A little over four years ago, I was sitting in my friend’s apartment in East Asia and I asked her to tell me one thing she didn’t expect about marriage. She and my team leader had been married long enough to have three children, and I was eager to learn from her. Her answer surprised me, though. She responded that she didn’t anticipate how distracted she would be as a married woman.

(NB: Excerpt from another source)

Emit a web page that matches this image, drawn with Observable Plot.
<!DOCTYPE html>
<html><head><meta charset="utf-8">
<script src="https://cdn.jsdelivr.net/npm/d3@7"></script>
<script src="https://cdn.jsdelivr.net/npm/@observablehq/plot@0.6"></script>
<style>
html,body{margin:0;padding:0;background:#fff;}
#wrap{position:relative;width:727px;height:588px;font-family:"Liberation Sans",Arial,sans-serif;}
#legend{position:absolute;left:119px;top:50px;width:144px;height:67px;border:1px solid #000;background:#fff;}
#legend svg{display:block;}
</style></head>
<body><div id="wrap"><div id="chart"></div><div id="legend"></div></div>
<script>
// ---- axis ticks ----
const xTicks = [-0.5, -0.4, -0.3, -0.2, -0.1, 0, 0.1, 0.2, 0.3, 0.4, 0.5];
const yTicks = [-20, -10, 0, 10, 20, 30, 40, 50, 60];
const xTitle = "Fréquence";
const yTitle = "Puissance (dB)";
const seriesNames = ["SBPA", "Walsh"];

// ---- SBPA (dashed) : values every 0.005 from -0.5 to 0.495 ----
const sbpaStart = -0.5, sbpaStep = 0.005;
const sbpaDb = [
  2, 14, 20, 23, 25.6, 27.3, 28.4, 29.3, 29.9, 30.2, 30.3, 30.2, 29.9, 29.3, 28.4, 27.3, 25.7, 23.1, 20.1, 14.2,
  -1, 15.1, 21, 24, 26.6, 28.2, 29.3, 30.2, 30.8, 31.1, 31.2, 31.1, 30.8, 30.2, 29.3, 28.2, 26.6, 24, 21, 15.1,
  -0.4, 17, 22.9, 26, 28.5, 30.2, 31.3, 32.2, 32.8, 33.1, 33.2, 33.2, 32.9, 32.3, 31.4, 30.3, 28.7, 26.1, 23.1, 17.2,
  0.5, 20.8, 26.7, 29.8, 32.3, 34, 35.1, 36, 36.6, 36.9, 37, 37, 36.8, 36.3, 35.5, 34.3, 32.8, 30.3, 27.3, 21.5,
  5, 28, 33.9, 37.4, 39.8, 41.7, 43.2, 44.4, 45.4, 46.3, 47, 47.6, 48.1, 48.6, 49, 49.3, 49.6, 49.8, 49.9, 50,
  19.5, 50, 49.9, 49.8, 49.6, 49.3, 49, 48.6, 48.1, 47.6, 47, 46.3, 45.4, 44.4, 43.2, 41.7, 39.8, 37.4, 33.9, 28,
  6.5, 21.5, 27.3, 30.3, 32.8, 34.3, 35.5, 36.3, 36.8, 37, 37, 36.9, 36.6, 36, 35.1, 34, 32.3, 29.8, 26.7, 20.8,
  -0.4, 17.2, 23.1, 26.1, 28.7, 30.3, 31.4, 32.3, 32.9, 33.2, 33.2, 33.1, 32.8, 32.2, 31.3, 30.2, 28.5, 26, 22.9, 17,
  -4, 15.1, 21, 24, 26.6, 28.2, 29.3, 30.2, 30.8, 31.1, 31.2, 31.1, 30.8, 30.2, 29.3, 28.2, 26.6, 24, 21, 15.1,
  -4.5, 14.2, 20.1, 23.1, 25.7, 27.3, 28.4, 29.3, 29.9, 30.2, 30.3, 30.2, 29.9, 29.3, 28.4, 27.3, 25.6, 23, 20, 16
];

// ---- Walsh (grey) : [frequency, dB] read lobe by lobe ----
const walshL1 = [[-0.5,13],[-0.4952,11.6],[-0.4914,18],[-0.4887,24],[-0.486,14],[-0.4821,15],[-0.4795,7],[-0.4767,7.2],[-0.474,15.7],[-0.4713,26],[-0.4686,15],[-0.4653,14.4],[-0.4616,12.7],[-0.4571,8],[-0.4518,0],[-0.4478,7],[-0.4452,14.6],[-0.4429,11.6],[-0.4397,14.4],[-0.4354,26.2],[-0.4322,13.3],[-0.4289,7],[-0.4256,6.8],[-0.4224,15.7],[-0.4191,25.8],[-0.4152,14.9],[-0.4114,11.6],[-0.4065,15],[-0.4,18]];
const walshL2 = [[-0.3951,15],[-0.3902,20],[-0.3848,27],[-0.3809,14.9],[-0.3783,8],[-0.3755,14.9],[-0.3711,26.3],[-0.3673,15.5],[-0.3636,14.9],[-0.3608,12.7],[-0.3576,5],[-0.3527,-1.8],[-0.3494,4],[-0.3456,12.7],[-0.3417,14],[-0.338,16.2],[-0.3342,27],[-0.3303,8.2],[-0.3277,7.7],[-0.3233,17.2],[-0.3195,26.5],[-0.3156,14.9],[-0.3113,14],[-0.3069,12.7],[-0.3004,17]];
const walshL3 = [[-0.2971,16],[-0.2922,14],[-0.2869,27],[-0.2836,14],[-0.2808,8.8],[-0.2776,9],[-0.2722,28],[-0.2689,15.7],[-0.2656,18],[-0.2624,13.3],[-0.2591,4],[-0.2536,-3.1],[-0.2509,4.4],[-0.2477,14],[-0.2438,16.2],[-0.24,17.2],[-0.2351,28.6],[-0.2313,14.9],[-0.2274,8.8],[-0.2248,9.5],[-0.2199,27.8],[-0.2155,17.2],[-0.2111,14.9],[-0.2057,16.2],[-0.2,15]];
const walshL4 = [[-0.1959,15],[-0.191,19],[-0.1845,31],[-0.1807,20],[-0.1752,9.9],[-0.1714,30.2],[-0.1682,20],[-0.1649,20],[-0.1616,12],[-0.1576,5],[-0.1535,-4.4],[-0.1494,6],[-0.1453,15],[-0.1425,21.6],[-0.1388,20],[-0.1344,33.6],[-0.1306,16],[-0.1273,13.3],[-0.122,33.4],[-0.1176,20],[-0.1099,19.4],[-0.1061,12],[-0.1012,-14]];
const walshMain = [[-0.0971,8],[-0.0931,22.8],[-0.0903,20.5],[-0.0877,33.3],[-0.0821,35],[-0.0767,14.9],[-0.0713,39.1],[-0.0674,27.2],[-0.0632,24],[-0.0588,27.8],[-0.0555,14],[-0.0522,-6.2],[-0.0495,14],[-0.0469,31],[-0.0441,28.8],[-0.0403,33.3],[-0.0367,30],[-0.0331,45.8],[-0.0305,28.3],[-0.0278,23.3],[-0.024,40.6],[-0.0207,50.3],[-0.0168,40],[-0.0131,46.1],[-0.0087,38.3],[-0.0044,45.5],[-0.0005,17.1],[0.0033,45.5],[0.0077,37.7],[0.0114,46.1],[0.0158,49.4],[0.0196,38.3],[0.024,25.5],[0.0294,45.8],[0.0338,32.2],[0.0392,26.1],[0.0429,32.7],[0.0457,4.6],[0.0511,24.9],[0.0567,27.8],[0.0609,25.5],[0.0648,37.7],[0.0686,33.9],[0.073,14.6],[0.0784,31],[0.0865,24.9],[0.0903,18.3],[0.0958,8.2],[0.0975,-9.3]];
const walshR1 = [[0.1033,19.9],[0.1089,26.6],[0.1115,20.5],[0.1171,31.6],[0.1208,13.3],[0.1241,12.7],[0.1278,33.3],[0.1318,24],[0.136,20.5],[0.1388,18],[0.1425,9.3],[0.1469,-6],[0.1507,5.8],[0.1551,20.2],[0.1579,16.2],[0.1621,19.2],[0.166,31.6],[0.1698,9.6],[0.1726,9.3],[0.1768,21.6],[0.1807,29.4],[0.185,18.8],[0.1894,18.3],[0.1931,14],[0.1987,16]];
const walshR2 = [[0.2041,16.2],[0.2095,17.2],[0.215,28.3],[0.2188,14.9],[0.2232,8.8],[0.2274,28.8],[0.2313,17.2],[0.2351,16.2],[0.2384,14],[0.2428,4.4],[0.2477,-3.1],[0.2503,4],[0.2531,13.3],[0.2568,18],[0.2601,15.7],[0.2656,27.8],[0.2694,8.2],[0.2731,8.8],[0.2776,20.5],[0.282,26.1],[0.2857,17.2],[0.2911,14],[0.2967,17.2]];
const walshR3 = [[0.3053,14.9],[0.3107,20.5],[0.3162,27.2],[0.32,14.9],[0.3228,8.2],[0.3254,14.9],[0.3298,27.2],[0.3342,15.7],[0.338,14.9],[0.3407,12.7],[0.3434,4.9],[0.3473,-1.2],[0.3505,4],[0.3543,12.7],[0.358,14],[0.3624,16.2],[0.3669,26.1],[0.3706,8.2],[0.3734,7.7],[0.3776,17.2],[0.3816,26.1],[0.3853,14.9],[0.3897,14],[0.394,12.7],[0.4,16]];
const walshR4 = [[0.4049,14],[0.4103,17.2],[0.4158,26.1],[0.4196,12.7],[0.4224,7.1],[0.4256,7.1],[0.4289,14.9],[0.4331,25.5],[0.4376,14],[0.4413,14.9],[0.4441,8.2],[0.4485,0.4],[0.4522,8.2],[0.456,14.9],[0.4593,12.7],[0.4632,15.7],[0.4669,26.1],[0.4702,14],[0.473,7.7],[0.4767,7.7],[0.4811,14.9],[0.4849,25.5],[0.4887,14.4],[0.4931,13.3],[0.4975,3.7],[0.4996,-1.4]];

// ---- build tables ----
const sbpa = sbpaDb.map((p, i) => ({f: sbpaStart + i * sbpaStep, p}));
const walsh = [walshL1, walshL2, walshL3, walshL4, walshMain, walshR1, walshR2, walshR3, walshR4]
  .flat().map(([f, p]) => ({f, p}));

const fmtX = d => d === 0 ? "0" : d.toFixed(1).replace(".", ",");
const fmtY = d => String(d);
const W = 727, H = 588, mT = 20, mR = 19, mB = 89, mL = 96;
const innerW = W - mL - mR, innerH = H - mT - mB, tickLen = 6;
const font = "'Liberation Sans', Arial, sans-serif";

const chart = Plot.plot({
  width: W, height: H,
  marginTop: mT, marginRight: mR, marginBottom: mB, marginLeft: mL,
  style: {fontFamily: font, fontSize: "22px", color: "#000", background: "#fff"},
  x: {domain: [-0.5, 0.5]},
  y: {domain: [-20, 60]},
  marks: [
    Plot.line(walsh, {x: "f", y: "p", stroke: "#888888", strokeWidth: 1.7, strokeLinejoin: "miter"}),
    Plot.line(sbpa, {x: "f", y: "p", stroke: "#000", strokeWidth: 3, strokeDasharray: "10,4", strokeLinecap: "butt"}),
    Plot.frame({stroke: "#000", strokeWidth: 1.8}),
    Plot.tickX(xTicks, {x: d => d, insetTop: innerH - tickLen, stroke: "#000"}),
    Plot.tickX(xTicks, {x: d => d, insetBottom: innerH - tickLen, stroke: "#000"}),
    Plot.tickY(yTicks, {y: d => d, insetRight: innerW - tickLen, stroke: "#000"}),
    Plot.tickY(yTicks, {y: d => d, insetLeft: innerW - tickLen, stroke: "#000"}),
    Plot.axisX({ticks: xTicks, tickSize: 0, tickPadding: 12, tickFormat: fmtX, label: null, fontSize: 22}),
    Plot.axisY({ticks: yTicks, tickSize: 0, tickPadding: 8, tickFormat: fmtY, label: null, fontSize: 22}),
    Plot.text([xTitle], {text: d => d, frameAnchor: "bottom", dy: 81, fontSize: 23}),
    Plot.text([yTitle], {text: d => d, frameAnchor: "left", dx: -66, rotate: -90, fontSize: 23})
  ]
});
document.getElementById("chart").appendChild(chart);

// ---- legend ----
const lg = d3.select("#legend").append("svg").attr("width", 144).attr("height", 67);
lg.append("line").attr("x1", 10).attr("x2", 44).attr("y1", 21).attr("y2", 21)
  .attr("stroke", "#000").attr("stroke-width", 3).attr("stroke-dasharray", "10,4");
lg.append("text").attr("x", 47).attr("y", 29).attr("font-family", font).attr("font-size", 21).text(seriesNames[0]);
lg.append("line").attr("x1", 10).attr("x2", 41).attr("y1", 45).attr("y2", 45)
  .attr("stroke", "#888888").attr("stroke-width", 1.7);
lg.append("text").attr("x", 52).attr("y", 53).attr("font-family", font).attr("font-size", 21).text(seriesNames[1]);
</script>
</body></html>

After leaving campus a couple of weeks ago, I suddenly said to Jason, “I think I thought about the Lord a lot more when I was single.” Even before I fully unpacked that statement, he agreed with me. I guess this should not be surprising, as God was on to this phenomenon before I was:
“I would like you to be free from concern. An unmarried man is concerned about the Lord’s affairs—how he can please the Lord. But a married man is concerned about the affairs of this world—how he can please his wife— and his interests are divided. An unmarried woman or virgin is concerned about the Lord’s affairs: Her aim is to be devoted to the Lord in both body and spirit. But a married woman is concerned about the affairs of this world—how she can please her husband.” — 1 Corinthians 7:32-34
Paul says this not to restrict people from marrying, but to encourage them to live in undivided devotion to the Lord. I can say with certainty that these verses have proved true in my own life. Even after my friend was insightful enough to share that with me, I didn’t really expect to see it play out the way it has.
Let me just share with you. I have to wake up before Jason. I have to, if I want to see Jesus at all. (“Seeing Jesus” is often what I use to refer to my personal devotion time. I think it’s kinda fun/quirky and “quiet time” just sounds so lame to me. I can’t help it.) If Jason wakes up and comes downstairs, it is almost impossible for me to concentrate on the Word. Even if I hear him moving around upstairs, it is hard not to think about him, his needs, our home… any manner of things. I think about what he would like for breakfast, about what he has planned for the day, and if there’s anything we need to talk about. I think about how cute he is. You know, the usual stuff…
Throughout the day, I think about grocery shopping. What rooms need to be cleaned. What our schedules are and what needs to be done for the day. If we both have clean underwear. (Just kidding… I usually wait until the pile is out of control or Jason says, “TJ, I’m down to 2 pairs of boxers.” Haha… And, in Jason’s defense, he would wash his own stuff. I don’t let him because he throws everything in and washes it on cold – such a guy thing!) Yay for the longest parenthetical statement ever – see, I’m already distracted!
Anyway, there are many ways that being married has led me closer to the Lord, and I am profoundly grateful for Jason and our relationship. Anyone who knows me knows that I love being married to Mr. Poon! He is truly my favorite person on Earth 🙂
But being married, having a house, being a wife… it brings a lot of thoughts with it. Thoughts about all the stuff I mentioned above, plus how to steward well what I’ve been given… how to manage our household better/cheaper/more efficiently… how to please my husband.
None of these things are bad. I fully believe God intends and desires that I think about such things. They have great value in the sight of the Lord. But He also desires that my heart be completely His, and that I be abiding in Him moment-by-moment. I am still trying to figure out how to do these things well, and I suspect it will be a lifetime journey.